How had He done that? By teaching them the truth in the words that God had given Him to teach them, so that they might be one as He and God were one.
What was needed still was the promised Holy Spirit that they could all share and so be in reality the one body of Christ.
Yes, Jesus was in the image of God and IF he was God there would be no reason for him to grasp at equality with God. He emptied himself of any reputation he could have drawn from (king, messiah) but stayed humble as God's chosen servant being born in the likeness of men.
You are reading it from the pov of Jesus having become the Son of God, the Christ, at His baptism. The truth is that Jesus was the Son of God and Christ and Lord at His birth. (Luke 2:11)(Luke 1:31-35)
Jesus was of equal nature with God His Father and so equal to God, but His Father was above Him in authority and the Son could have refused to come to earth as a man and suffer and die, in that way taking it all before being given it by His Father. (But of course in doing that He would have shown that He did not have the same nature as His Father).
Phil 2:5 Have this mind among yourselves, which is yours in Christ Jesus, 6 who, though he was in the form of God, did not count equality with God a thing to be grasped, 7 but emptied himself, by taking the form of a servant, being born in the likeness of men.
So taking the plain meaning, He decided to become a man and became a man.
Does it say: In the beginning was the Son, and the Son was with God, and the Son was God? Who is twisting and changing the meaning?
In the beginning means before creation, and that includes the creation of time. So "In the beginning" means in eternity, and the Word was there and with the God, and the Word was God (meaning exactly like the God He was with---------- and as I have said before, that means being alive--------if the Word was not alive the Word was not like God)

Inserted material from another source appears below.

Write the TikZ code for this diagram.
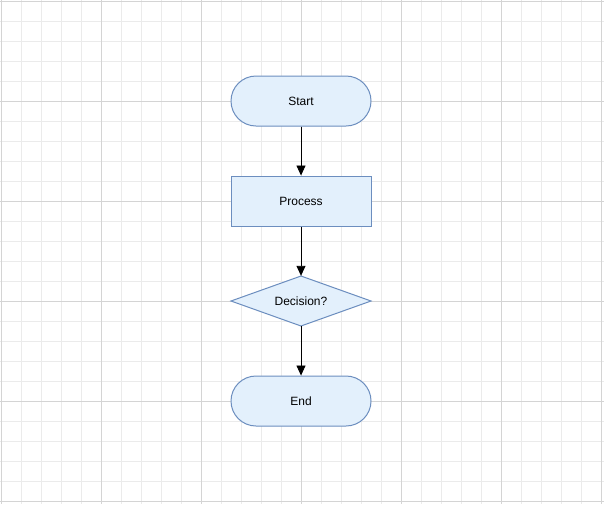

Then it goes on to say that through this Word all things were made.
So I suppose you deny that there was life in this Word, and so think that it was not really like God, God.

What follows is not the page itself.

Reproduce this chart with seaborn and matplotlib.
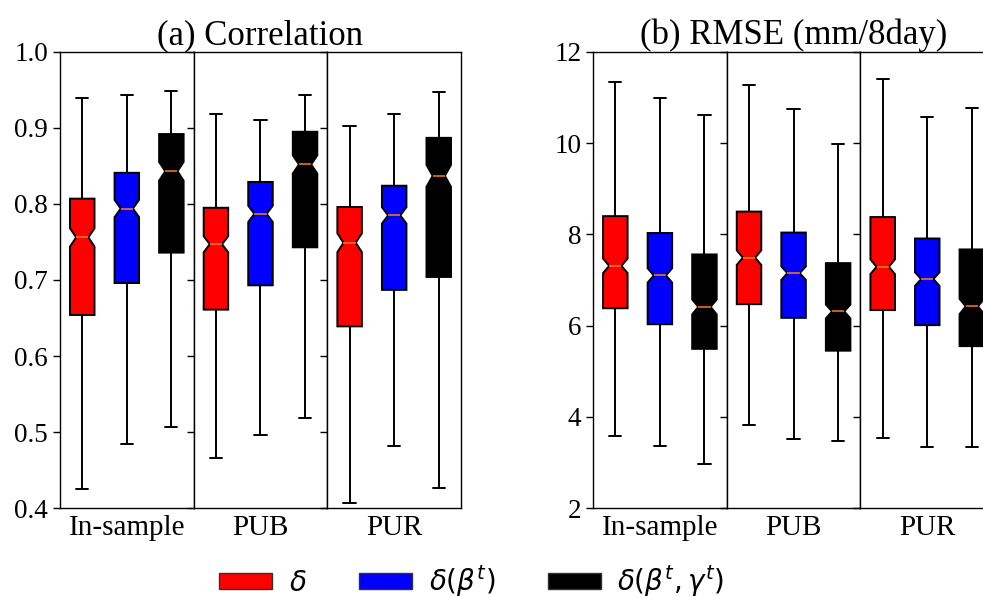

But the Word was alive and through Him all things have been made and this Word was the Son through whom all things were made (Heb 1) and was the one who came to earth as a man and to His own and who had made the world but the world did not recognise Him.
I pointed out clear and concise points NOT because I did not think you did not agree with those passages but it is those clear and concise passages that are contradictory to the other passages you keep bringing up.
No they don't contradict my beliefs or other passages I keep bringing up unless you misunderstand my beliefs and the passages I keep bringing up.